Near top of the river, we met a local guy called James who was guiding a couple of people in kayaks. We tagged along and he showed us around a couple of farms. James was obviously angling for us to buy some fruit and veg from him, but mostly it was taro, coconut and bananas. We’re not too keen on Taro, which is a starchy root vegetable (like a yam) and we’d still got half a dozen coconuts, so we bought a big stalk of bananas for $10 and shared it with “Full Circle”.
We chilled out in afternoon. Motivated by my cataloguing of fish photos, Glenys dug out her pile of shells that have been shoved in boxes and bags. She’s got quite a collection now and has started to identify them and take photographs, so that she can put them up on the website at some point in the future.
20 July 2014 Faaroa Bay to Pointe Tamapua, Raiatea
We had a horribly rolly night, because the swell comes in through the pass, which is right at the end of the bay. We had a very pleasant sail down to Motu Toa Toa and it was blowing over 20 knots from the north east by the time that we arrived. There’s a small basin in the lee of the island, but there were two charter catamarans already anchored there with a one right in the narrow entrance channel.
We temporarily anchored on the edge of the reef - dropped in 2.5 metres on sand and backed off. I went over in our dinghy and had a look at the anchorage and found that we might have been able to squeeze in, but it’s only 2.5 metres deep and in most places far too tight for my liking.

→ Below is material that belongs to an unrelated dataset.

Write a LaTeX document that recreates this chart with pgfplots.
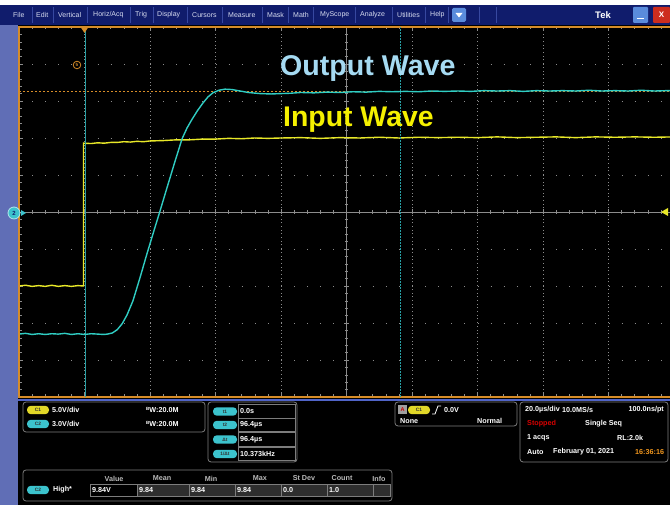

We went back towards Passe Teavamoa and anchored off Point Tamapua on a lovely sandy patch at 16°51.94S 151°21.04W in 3.5 metres of water. We’re in the middle of nowhere, just off the channel around the island. The water colours are stunning, there’s a reef ½ mile ahead of us and the view of Raiatea behind us is lovely. We went snorkelling on a reef that we found 50 metres to the south west of the anchorage on the edge of the channel. The reef is rocky, but is teeming with fish and has depths of between 3 and 8 metres, which is just perfect for us.